12 setembro 2008

A polícia do gosto poético (PGP) em Portugal

Há pessoas curiosas. Quiçá por defeito profissional, acreditam que mais do que os factos ou a natureza dos objectos, importam as opiniões. O modo como as redacções dos jornais funcionam, as centrais noticiosas e de propaganda tem esse efeito nas cândidas almas dos jornalistas. Veja-se o que diz um deles, Luís Miguel Queirós, autor da piada mais interessante da rentrée, publicada num suplemento do jornal onde trabalha, o Público. Diz ele: «Olhando para trás, ocorre mesmo perguntar se a discutível imagem que hoje se tem dos anos 80 como a de uma década um tanto falhada, ou incaracterística, na poesia portuguesa, não ficará a dever-se bastante ao facto de os seus poetas não terem tido críticos que separassem águas e fossem verdadeiros formadores de gosto.»

Depois, diz o douto LMQ que as recensões críticas a livros de poesia são cada vez mais raras, mesmo em se tratando de «poetas francamente importantes». Curiosa asserção a dele que trabalhando no Público e podendo dar notícia desses importantes poetas não o faz.

LMQ, que parece gostar muito de ambientes claustrofóbicos e de descrições cruas do horror e da bestialidade, tem o condão, tão recorrente em Portugal (e noutros países) de precisar de alguém que lhe oriente o gosto, mostrando-se por isso mais uma caixinha de eco de Joaquim Manuel Magalhães, crítico aguerrido, que deixou sulcos fundos em muitos dos que cresceram para a poesia lendo as suas recensões.

O problema de LMQ, como de resto o de tantos da sua idade e até mais novos, é que se ficaram pelo JMM e se esqueceram de ler outros autores que não apenas os lusos. Porque a poesia portuguesa sempre foi aberta ao mundo, mesmo em momentos de crise como a da Santa Inquisição ou a da PIDE. O fulgor de JMM vem de ter sabido ler sinais que lhe chegavam em inglês e em espanhol. Ainda que, com o tempo, pareça ter cristalizado e as últimas opiniões publicadas revelem um arrazoado exegético que só almas cândidas como LMQ deglutem como se fosse um pastel de nata.

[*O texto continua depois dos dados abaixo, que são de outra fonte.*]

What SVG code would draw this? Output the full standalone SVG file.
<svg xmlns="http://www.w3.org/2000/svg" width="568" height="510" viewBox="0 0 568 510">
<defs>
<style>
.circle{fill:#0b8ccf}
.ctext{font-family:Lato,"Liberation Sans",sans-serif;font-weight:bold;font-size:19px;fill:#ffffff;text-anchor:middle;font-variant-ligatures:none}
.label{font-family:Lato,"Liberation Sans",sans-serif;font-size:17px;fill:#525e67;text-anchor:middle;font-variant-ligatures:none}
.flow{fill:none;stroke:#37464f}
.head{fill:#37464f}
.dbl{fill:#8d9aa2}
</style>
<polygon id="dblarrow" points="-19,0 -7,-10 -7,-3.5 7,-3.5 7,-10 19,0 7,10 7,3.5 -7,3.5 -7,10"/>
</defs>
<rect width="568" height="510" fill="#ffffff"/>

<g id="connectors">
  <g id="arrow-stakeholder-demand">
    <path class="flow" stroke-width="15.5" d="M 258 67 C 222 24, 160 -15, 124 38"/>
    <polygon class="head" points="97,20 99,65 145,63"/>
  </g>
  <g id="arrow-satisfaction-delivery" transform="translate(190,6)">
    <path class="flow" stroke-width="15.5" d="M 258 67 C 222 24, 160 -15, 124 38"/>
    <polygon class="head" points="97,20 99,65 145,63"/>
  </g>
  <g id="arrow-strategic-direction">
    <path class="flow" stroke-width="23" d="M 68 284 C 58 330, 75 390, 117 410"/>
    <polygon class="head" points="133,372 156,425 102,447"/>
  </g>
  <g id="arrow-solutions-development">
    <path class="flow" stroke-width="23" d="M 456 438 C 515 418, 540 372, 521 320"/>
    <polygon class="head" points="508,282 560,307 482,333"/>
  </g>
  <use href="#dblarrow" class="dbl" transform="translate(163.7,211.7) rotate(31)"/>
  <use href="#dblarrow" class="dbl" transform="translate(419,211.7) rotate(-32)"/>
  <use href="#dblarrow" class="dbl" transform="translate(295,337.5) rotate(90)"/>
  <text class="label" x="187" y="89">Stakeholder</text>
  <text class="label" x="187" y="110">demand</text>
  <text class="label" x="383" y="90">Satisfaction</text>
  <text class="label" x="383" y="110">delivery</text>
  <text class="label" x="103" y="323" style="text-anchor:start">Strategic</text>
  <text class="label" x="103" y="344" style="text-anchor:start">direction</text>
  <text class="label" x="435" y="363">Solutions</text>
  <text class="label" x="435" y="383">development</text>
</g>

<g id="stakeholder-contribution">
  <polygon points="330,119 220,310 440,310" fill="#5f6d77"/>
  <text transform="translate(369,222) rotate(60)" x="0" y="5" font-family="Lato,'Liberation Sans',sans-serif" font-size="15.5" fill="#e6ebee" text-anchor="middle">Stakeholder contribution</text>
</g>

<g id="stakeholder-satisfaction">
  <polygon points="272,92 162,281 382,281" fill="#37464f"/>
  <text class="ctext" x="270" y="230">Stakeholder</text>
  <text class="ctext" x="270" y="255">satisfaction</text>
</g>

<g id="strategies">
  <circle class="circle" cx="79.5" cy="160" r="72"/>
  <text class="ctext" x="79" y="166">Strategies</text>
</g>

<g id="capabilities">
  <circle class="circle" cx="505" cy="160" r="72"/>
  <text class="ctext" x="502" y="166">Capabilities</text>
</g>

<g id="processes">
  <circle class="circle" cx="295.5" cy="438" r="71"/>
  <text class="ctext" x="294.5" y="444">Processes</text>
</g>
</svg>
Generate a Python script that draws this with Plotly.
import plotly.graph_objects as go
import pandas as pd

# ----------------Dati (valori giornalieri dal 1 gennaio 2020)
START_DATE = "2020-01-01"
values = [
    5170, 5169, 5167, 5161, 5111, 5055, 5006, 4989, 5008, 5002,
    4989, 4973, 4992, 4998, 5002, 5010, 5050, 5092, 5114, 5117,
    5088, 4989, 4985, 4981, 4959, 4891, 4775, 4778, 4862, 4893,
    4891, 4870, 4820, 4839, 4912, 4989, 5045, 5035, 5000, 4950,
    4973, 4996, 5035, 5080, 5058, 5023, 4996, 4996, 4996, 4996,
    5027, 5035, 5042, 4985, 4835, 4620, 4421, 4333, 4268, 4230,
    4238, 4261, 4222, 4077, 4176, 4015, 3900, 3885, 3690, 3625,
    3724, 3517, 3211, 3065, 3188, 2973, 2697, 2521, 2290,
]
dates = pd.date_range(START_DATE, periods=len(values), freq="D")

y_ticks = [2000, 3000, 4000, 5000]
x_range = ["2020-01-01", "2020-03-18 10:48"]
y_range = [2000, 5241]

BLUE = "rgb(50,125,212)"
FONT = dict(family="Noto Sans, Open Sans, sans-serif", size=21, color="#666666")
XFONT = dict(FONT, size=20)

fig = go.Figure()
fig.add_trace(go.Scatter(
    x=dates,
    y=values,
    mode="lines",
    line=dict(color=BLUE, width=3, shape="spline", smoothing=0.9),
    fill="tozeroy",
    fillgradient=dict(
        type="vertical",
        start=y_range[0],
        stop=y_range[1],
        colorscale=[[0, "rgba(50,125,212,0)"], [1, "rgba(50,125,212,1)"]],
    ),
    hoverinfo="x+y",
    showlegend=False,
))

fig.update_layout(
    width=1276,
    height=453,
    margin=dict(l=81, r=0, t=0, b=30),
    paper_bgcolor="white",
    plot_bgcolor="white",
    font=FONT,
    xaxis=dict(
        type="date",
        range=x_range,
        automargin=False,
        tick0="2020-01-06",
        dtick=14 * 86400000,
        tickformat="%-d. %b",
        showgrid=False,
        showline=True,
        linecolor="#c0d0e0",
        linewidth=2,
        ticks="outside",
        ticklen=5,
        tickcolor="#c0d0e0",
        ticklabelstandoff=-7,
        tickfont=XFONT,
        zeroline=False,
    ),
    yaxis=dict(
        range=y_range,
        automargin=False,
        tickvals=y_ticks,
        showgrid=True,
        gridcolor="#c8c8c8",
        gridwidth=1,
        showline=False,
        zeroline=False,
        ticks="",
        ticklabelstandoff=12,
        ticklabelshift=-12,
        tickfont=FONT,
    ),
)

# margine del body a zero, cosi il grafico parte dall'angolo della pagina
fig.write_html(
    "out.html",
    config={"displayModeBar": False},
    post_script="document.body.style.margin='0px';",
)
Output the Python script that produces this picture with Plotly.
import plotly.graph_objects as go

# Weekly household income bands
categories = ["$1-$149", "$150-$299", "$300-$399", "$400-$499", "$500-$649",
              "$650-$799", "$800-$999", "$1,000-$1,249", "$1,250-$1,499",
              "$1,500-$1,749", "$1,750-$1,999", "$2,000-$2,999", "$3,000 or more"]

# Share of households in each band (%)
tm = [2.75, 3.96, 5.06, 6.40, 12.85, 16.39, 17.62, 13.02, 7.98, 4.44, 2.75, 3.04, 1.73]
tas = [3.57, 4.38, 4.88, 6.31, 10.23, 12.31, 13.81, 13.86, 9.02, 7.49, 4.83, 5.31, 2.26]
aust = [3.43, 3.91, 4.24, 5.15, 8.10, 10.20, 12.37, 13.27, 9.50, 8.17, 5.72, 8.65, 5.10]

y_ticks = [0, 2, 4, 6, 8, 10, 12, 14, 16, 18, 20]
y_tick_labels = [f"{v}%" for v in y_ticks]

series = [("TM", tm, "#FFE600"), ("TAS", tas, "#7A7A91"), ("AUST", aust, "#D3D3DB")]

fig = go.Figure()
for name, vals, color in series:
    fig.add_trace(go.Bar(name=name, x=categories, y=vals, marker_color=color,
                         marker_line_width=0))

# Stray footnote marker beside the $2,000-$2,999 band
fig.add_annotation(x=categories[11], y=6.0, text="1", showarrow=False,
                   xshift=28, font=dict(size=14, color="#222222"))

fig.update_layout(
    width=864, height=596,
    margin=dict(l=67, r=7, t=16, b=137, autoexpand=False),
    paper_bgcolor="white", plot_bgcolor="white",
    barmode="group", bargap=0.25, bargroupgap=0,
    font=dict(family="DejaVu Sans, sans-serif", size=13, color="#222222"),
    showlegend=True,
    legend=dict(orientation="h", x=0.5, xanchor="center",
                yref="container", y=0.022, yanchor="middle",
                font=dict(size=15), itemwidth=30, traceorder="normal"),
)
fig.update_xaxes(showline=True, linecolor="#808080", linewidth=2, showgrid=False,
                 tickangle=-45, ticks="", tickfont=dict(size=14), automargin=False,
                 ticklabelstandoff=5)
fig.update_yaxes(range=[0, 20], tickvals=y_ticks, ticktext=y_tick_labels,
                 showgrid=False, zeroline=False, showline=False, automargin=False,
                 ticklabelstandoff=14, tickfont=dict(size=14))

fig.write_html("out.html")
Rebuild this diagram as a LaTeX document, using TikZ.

Afinal, a crítica em Portugal sempre foi assunto de igrejas, dando-se sentidas cabeçadas de amem à opinião dos que sabem dissertar.

E se a candura de LMQ não se assemelha à de outros, para quem poesia é tudo o que editam ou tudo o que aparece impresso ou publicado na net, não anda muito longe, confundindo literatura com marketing e relações sociais e dando mostras de certa afectação com isso de «não perder nenhum novo autor relevante», como se lhe marcassem falta de mau comportamento ou como fosse castigado pelo futuro – Tu aí, que deixaste passar o livro X de um autor relevante. Se as editoras fossem o garante de alguma coisa, as ironias do seu tão amado Herberto Hélder ou o sarcasmo de Joaquim Manuel Magalhães não fariam o mínimo sentido ou seriam puro ressentimento.

Nota: o título deste post pede emprestado a Andrés Trapiello (mormente ao autor do Salón de Pasos Perdidos) o gosto pelas siglas.